> _Dataset excerpt_
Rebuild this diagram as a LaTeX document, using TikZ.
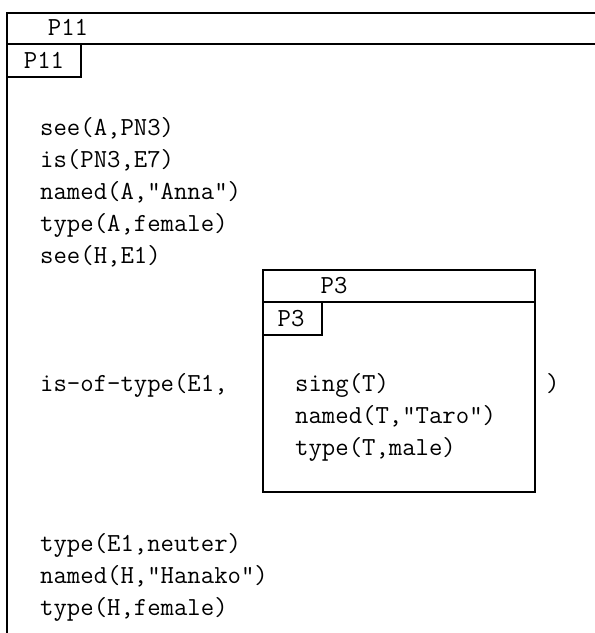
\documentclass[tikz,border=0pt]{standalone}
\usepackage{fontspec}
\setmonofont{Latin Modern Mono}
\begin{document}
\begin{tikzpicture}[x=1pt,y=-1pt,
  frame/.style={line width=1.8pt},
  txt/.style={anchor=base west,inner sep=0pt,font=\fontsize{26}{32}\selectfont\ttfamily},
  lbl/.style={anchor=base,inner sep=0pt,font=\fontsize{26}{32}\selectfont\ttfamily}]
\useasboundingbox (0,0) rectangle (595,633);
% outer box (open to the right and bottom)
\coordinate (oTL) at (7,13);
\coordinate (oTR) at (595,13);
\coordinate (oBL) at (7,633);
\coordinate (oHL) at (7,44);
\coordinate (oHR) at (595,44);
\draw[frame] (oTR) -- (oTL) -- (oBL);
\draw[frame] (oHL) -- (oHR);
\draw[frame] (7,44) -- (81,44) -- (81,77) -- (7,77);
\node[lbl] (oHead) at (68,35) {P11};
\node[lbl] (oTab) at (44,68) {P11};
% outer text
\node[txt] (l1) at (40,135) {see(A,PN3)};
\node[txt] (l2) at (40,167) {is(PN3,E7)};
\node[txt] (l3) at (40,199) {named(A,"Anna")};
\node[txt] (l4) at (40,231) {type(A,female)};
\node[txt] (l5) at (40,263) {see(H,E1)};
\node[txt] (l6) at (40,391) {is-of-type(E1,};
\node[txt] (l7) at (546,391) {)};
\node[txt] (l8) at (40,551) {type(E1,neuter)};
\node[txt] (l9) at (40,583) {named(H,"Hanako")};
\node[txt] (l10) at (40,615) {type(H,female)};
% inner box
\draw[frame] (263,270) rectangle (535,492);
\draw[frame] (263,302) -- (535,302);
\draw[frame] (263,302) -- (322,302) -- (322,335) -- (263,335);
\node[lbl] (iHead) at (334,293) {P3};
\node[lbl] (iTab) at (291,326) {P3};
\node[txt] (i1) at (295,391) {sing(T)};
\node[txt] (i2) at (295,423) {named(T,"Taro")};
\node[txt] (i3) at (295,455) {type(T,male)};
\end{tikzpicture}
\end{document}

> _What to do_
Leaving the pictures aside, transcribe the entire listing exactly.

> _Answer to this exercise_
Rebuild this diagram as a LaTeX document, using TikZ.
\documentclass[tikz,border=0pt]{standalone}
\usepackage{fontspec}
\setmonofont{Latin Modern Mono}
\begin{document}
\begin{tikzpicture}[x=1pt,y=-1pt,
  frame/.style={line width=1.8pt},
  txt/.style={anchor=base west,inner sep=0pt,font=\fontsize{26}{32}\selectfont\ttfamily},
  lbl/.style={anchor=base,inner sep=0pt,font=\fontsize{26}{32}\selectfont\ttfamily}]
\useasboundingbox (0,0) rectangle (595,633);
% outer box (open to the right and bottom)
\coordinate (oTL) at (7,13);
\coordinate (oTR) at (595,13);
\coordinate (oBL) at (7,633);
\coordinate (oHL) at (7,44);
\coordinate (oHR) at (595,44);
\draw[frame] (oTR) -- (oTL) -- (oBL);
\draw[frame] (oHL) -- (oHR);
\draw[frame] (7,44) -- (81,44) -- (81,77) -- (7,77);
\node[lbl] (oHead) at (68,35) {P11};
\node[lbl] (oTab) at (44,68) {P11};
% outer text
\node[txt] (l1) at (40,135) {see(A,PN3)};
\node[txt] (l2) at (40,167) {is(PN3,E7)};
\node[txt] (l3) at (40,199) {named(A,"Anna")};
\node[txt] (l4) at (40,231) {type(A,female)};
\node[txt] (l5) at (40,263) {see(H,E1)};
\node[txt] (l6) at (40,391) {is-of-type(E1,};
\node[txt] (l7) at (546,391) {)};
\node[txt] (l8) at (40,551) {type(E1,neuter)};
\node[txt] (l9) at (40,583) {named(H,"Hanako")};
\node[txt] (l10) at (40,615) {type(H,female)};
% inner box
\draw[frame] (263,270) rectangle (535,492);
\draw[frame] (263,302) -- (535,302);
\draw[frame] (263,302) -- (322,302) -- (322,335) -- (263,335);
\node[lbl] (iHead) at (334,293) {P3};
\node[lbl] (iTab) at (291,326) {P3};
\node[txt] (i1) at (295,391) {sing(T)};
\node[txt] (i2) at (295,423) {named(T,"Taro")};
\node[txt] (i3) at (295,455) {type(T,male)};
\end{tikzpicture}
\end{document}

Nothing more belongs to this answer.